Andrea Buono (Member, IEEE) was born in Naples, Italy, in 1984. He received the B.Sc. and M.Sc. degrees in telecommunication engineering from the Università di Napoli “Parthenope,” Naples, Italy, in 2010 and 2013, respectively, and the Ph.D. degree in information engineering from the Università di Napoli “Parthenope,” in 2017. Since 2018, he has been Assistant Professor with the Università di Napoli “Parthenope.” His main research activities deal with applied electromagnetic, including electromagnetic modeling, polarimetry, microwave remote sensing for Earth observation, development of added-value ocean and coastal area products.

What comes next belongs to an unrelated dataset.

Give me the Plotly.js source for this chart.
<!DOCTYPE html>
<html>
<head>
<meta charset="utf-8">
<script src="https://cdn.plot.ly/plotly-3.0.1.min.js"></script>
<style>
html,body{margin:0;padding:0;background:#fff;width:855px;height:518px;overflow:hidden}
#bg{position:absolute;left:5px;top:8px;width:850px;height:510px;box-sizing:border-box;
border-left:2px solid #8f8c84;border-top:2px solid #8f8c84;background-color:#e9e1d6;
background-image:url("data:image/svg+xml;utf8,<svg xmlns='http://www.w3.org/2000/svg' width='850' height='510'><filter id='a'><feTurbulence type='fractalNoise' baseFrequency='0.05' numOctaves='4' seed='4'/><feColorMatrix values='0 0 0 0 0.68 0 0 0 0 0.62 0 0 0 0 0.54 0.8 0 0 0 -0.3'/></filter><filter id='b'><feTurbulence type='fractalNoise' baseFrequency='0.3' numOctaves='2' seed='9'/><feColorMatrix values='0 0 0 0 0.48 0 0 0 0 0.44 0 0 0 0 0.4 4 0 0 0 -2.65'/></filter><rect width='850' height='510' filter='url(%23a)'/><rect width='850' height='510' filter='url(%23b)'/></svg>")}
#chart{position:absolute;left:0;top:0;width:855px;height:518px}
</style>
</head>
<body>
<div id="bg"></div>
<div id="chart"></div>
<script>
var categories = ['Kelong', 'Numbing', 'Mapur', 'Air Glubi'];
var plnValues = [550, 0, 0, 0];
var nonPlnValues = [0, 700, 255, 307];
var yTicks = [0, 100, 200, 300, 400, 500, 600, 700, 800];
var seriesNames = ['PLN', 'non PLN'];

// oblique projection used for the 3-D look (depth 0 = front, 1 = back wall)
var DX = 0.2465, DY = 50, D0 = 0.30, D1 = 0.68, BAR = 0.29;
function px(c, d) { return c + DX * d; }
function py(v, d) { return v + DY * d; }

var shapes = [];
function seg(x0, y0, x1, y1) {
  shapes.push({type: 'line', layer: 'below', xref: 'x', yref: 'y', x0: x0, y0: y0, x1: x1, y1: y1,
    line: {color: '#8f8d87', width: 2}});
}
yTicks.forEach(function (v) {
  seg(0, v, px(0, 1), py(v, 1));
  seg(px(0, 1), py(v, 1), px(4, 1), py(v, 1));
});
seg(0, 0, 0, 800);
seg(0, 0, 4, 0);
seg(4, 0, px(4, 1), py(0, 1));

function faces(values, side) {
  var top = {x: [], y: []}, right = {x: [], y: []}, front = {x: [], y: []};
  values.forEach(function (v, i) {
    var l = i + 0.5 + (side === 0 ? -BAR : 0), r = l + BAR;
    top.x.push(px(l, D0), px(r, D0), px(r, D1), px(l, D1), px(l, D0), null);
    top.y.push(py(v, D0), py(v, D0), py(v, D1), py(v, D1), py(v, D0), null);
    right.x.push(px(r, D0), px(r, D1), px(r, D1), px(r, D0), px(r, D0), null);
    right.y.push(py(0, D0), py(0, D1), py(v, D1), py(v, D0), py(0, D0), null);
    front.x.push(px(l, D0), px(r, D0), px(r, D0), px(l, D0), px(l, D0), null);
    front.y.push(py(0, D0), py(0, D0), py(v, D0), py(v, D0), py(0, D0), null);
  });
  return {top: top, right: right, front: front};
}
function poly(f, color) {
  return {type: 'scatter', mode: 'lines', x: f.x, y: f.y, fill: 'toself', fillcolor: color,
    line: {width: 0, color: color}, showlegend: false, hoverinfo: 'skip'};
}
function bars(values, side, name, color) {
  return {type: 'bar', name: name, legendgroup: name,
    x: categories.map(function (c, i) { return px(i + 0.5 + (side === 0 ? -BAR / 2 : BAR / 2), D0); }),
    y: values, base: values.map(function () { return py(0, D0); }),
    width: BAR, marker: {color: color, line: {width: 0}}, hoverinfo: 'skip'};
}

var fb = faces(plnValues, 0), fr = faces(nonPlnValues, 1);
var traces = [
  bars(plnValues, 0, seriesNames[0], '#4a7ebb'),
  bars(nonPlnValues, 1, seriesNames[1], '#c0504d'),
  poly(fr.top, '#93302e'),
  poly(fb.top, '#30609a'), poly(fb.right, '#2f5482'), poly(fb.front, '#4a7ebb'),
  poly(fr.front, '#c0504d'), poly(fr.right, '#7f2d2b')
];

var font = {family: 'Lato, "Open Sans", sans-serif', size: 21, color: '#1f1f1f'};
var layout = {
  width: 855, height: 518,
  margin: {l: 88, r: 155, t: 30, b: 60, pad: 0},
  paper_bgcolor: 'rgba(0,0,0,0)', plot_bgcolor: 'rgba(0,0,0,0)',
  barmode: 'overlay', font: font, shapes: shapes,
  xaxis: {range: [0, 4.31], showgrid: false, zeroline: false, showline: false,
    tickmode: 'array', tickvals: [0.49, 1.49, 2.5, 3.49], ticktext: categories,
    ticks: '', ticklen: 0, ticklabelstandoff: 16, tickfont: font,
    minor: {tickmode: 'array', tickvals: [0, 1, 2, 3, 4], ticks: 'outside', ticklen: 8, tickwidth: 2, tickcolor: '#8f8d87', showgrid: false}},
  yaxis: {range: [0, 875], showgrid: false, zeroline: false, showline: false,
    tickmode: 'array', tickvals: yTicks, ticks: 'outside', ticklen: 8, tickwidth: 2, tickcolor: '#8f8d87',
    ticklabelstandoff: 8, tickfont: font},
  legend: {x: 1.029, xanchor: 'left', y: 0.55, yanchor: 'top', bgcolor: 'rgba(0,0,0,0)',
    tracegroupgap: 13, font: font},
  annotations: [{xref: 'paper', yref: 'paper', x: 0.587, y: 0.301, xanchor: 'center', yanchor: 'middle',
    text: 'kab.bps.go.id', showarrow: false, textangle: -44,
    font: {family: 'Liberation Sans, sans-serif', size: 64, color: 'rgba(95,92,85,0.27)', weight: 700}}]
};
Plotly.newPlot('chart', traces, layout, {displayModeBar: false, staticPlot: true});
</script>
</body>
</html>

Giuseppe Foti received the Laurea (equivalent to M.Eng.) degree in electronics engineering (magna cum laude) from the University of Catania, Catania, Italy, in 2000, and the M.Sc. degree in oceanography (with Distinction) from the University of Southampton, Southampton, U.K., in 2013. In 2001, he joined the Communication Systems Section, European Space Agency, Noordwijk, The Netherlands, where he was involved in the field of spread-spectrum techniques for packet access in broadband satellite systems. From 2003 to 2010, he was a Patent Examiner with the Principal Directorate of Telecommunications, European Patent Office, Rijswijk, The Netherlands. In 2013, he joined the Satellite Oceanography Section, National Oceanography Centre, Southampton, U.K., where he is currently a Senior Research Scientist. His research interests include remote sensing of the oceans, with special emphasis on techniques using signals of opportunity.

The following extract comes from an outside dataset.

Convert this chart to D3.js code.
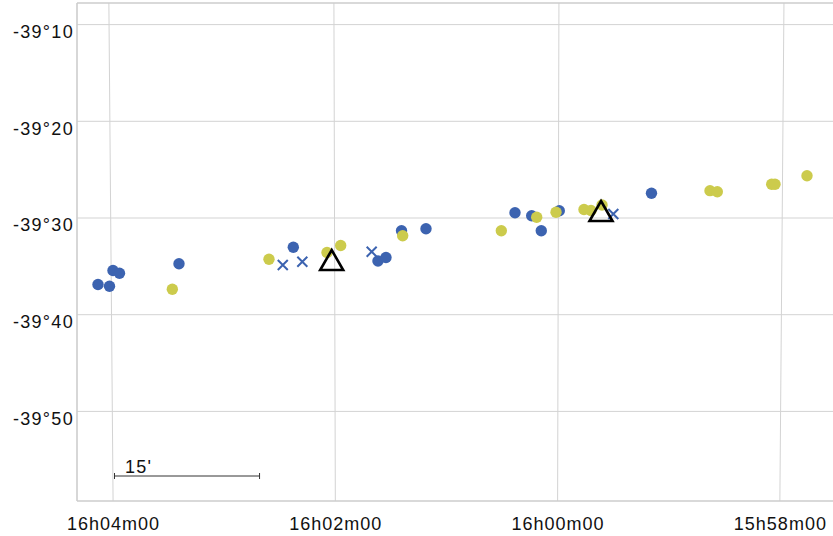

Giuseppe Grieco, is at the Istituto di Scienze Marine of the Consiglio Nazionale delle Ricerche since May 2021. He got his master degree in “Scienze Nautiche – Indirizzo Oceanografico” from the Università degli Studi di Napoli Parthenope and his PhD in Environmental Engineering from the Università degli Studi della Basilicata. Since 2014, his main scientific interests are related to the estimation of the sea state and the wind field from active microwave sensors, namely Synthetic Aperture Radars (SARs), scatterometers and GNSS-Reflectometry. He carried out this activity at the Agenzia Spaziale Italiana (ASI), the Royal Netherlands Meteorological Institute (KNMI) and the Institute of Marine Sciences of the Spanish National Research Council (ICM-CSIC), and now at ISMAR. In the past he was involved in scientific activities aimed at retrieving the thermodynamic state of the atmosphere and some minor and trace gases tropospheric concentration from hyperspectral measurements such as those acquired by the Infrared Atmospheric Sounding Interferometer (IASI) and similar instruments.